It didn’t happen overnight.
Although his drive for competition hit early in life, as a teen he was faced with an arduous task of establishing himself as a starter and leader in his sport. But when cut from the team in high school, Michael Jordan persevered and is now one of the all time greatest to play the game and a role model for athletes or anyone trying to find success through tribulation.
Ok enough with the sports analogies.
To the chagrin of anyone who has had to work hard to accomplish a goal, success is a process that is developed, earned and worked on overtime.
So often do we expect change to happen quickly and in some business endeavors it does, but without unlimited marketing dollars, social media is not one of those situations. Amy Morin, a Forbes contributor who writes mainly about the psychological aspects of business describes the process of change in five stages.

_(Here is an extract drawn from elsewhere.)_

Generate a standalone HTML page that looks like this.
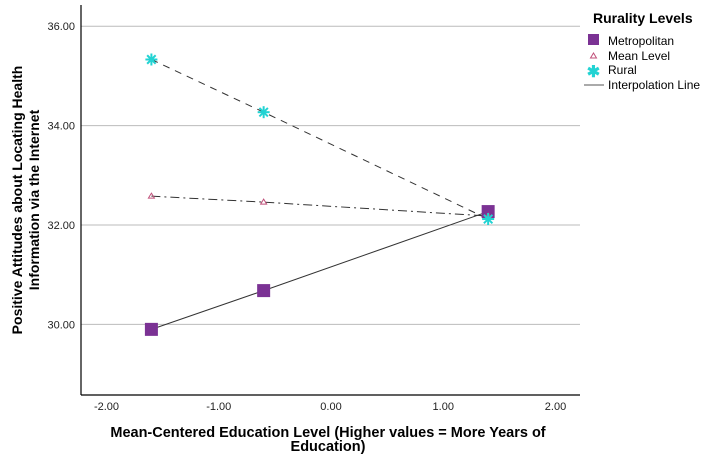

If you are reading this, you have probably passed stages one and two. According to Morin, precontemplation is when you are not yet aware that you need to change or are unwilling to accept guidance from others who are already contemplating a solution. However, if you are in stage two, contemplation, wondering if your hard work will be worth the effort, this article will get the ball rolling–or dribbling, if you will.
Your social media company account page is your face, storefront and introduction to your brand to potential followers, and better yet, customers. Step one should be to have an attractive bio. Although the bio section length may change depending on the site, your bio should always easily describe your brand, tell how your brand is different and use keywords that are accurate to what you plan to share. Social networks are an extension to your brand and should be designed in that same fashion. Use of branded colors and imagery are crucial to creating a consistent brand message. Header image and profile images are important too. People want to be able to get to know you better, but they can’t do that by looking at the Twitter default “egg” image.
Create a base.
Make sure to post a few times before you start to following and interacting with others. If you only have a few posts on your account, make sure the posts are concurrent to each other and to your brand’s message. Be as precise and consistent as possible with your first posts. If you are in the business of pet grooming and sell natural products on your website, perhaps your first few posts should include topics like treating stinky pets, grooming frequency and the harmfulness of chemically-enriched products.

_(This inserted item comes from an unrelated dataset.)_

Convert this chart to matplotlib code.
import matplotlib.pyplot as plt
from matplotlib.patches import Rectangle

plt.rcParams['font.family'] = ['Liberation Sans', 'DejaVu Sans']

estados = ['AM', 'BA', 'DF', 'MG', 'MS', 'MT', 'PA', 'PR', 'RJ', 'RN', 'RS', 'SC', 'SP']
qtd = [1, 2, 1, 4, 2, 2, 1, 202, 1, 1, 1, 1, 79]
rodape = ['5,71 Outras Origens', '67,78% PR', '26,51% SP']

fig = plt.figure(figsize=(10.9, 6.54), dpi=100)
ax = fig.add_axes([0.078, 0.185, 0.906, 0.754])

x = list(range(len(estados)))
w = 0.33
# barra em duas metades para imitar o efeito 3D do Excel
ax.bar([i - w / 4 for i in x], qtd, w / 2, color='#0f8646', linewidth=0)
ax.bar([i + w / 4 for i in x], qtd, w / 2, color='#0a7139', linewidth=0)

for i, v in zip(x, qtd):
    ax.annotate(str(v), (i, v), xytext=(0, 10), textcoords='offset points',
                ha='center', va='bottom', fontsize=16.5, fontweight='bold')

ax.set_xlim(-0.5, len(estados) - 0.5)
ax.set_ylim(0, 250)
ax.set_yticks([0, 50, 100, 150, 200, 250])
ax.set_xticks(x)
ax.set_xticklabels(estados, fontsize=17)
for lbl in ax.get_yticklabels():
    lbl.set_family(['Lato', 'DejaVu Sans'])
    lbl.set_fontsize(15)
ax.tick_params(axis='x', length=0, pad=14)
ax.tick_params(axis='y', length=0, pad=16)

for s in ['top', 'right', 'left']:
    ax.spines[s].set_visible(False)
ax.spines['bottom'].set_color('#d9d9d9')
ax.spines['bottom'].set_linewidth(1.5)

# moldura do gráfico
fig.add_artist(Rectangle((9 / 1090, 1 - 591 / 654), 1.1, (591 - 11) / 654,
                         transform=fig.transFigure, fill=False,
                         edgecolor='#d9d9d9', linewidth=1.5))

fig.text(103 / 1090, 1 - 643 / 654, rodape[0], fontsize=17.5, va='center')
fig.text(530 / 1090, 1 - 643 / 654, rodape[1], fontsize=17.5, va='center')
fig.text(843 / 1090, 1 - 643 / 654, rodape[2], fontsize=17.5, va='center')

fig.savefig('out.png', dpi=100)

It’s all about who you know.
Social media is all about increasing your followers so that when you have something to share, your post can be seen. To be seen right off the bat, go ahead and dust off that old Rolodex and start inviting your contacts who you’ve known for years to connect. Personalization is key to email marketing and readers respond quicker and are more willing to interact when they recognize the person or brand on the other side of the screen. LinkedIn is especially good at using your data to find connections with people you already know, but with little effort you can grow your social media presence using this tactic on every social network.

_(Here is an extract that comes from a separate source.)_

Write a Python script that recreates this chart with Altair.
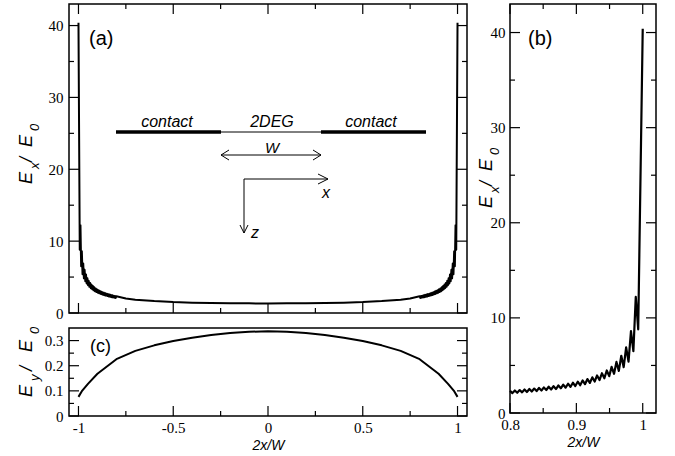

The more targeted you are the better. Building a quality following online is a tough task because instead of solely adding numbers to a tally, you are finding like-minded people who have similar interests, and in doing so will find connections with people most likely to purchase your product. Be interactive and don’t forget to like things! Ask questions and start conversations. A short comment on a tweet or post can go a long way. But more than anything, to be followed you have to share topics readers will find value in and follow others who you find share valuable information so that you can better educate others with. It is the bigger the better with social media and to gain a following quickly it is more efficient to follow and interact with account that will be seen by the most amount of people. Follow accounts that have strong retweet, shares and engagement numbers and then piggy-back on their success.
Build real relationships.
If you are interested in others, there is a good chance they will be interested in you. Tag people in photos and in post when applicable to call out a job well done or to encourage conversation. Be honest and let your followers know what your likes, dislikes or thoughts are and chances are they will share their preferences with you too.
If at first you don’t succeed keep trying. And if at first you do succeed keep it up still. It is important to note that at if you first see movement one way or the other, you must understand that social media success is a process.
Optimize loyal followers.
Do your followers know you have accounts on other social networking sites? Do they follow you everywhere? Make it known and make it worth it! A complete list of social media accounts should be easily accessible everywhere your readers interact with you. Proudly display your social network links on your website, email footer, business card, corporate advertising and any other way you can think. If you have a growing presence on Twitter, why not share a tweet promoting your Pinterest account? Use the attention you have gained on one network to build your following elsewhere.
Share the love.
Respond to new followers with direct messages and share tweets that you especially fancy. A thank you can go a long way and a direct message saying thanks for the new follow can spark a new conversation you may have never received.
The proof is in the pudding
Your goal is to establish enough social proof that you attract followers due to the sheer idea that if they did not follow you they would be missing out on valuable information. Accounts with an extremely large following, usually over 10,000 followers, start to build on this status because people look at the amount of your followers and are influenced by the fact that if you are followed by so many people, they should too because of an instinctual fear of missing out.
Getting there is the hard part– a process that is developed, earned and worked on overtime.